Um exemplo bem conhecido de crítica textual é o final do Evangelho de Marcos. Os manuscritos mais antigos, como o Codex Sinaiticus e o Codex Vaticanus, terminam em Marcos 16:8. Manuscritos posteriores incluem versículos adicionais (Marcos 16:9-20), que descrevem outras aparições de Jesus após Sua ressurreição. Os críticos textuais consideram a evidência externa (a idade e a qualidade dos manuscritos) e a evidência interna (estilo e elementos temáticos) para determinar que o final mais curto é provavelmente o original, sugerindo que o final mais longo foi uma adição posterior.
Outro exemplo pode ser encontrado em João 7:53-8:11, a história da mulher pega em adultério. Embora seja uma passagem amada, está ausente de todos os manuscritos gregos conhecidos antes do século V e é estilisticamente diferente do restante do Evangelho de João. Portanto, os críticos argumentam que provavelmente não fazia parte do texto original, mas foi adicionada posteriormente, possivelmente preservada de uma tradição oral.
Apesar da natureza científica e histórica da crítica textual, ela não está desprovida de fé. Muitos que se envolvem neste trabalho acadêmico o fazem por um profundo respeito pelas Escrituras e um desejo de entender a Palavra de Deus da forma mais precisa possível. O trabalho da crítica textual não enfraqueceu a autoridade da Bíblia; pelo contrário, forneceu uma lente mais clara através da qual ver os textos. À medida que descobrimos mais sobre os contextos históricos e a transmissão dos escritos bíblicos, nossa apreciação por esses textos só pode se aprofundar.
Em conclusão, os críticos textuais usam uma combinação de evidências externas e internas para determinar o texto mais provável dos manuscritos bíblicos.
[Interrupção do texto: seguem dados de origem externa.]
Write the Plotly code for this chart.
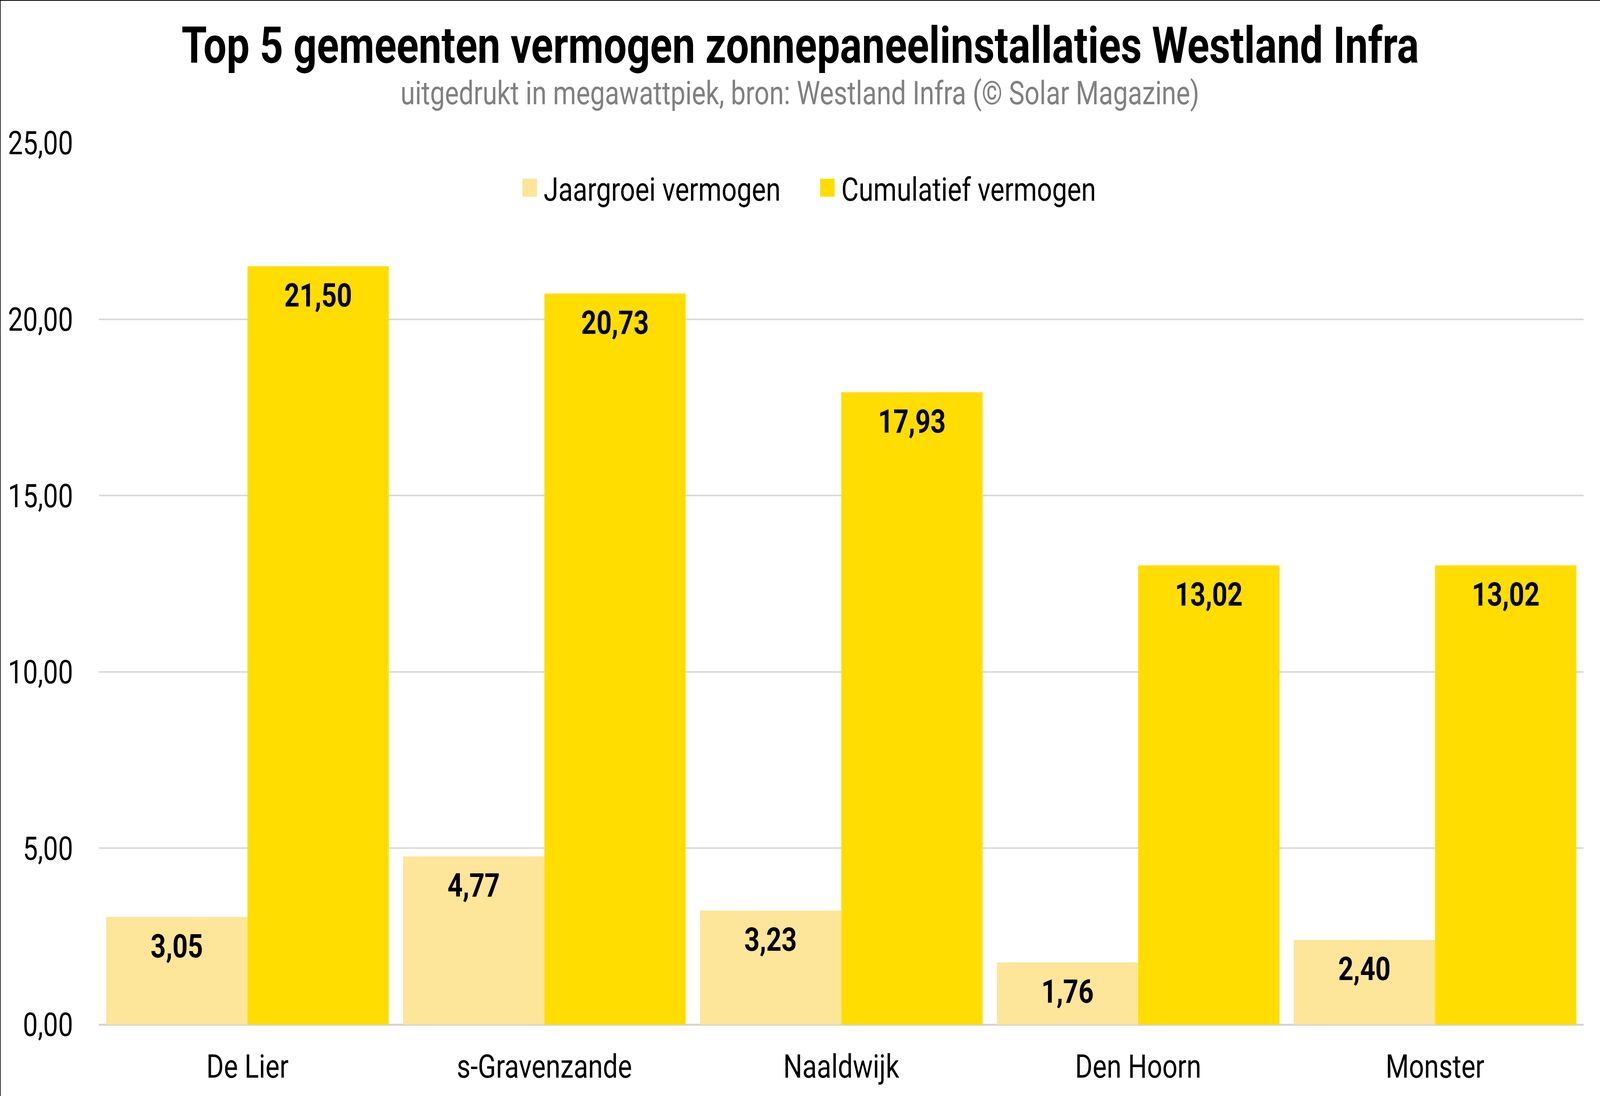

Este processo, embora complexo, é guiado por um compromisso com o rigor acadêmico e uma reverência pelos textos sagrados. À medida que continuamos a descobrir e estudar mais manuscritos, nossa compreensão do texto da Bíblia continuará a evoluir, ajudando-nos a apreciar ainda mais sua profundidade e riqueza.
Ao abordar esses textos antigos com mentes críticas e corações fiéis, podemos nos aproximar das palavras que foram originalmente escritas pelos autores da Bíblia. Este trabalho não só enriquece nossa compreensão das Escrituras, mas também fortalece nossa fé, pois nos assegura da confiabilidade e do poder duradouro da Palavra de Deus.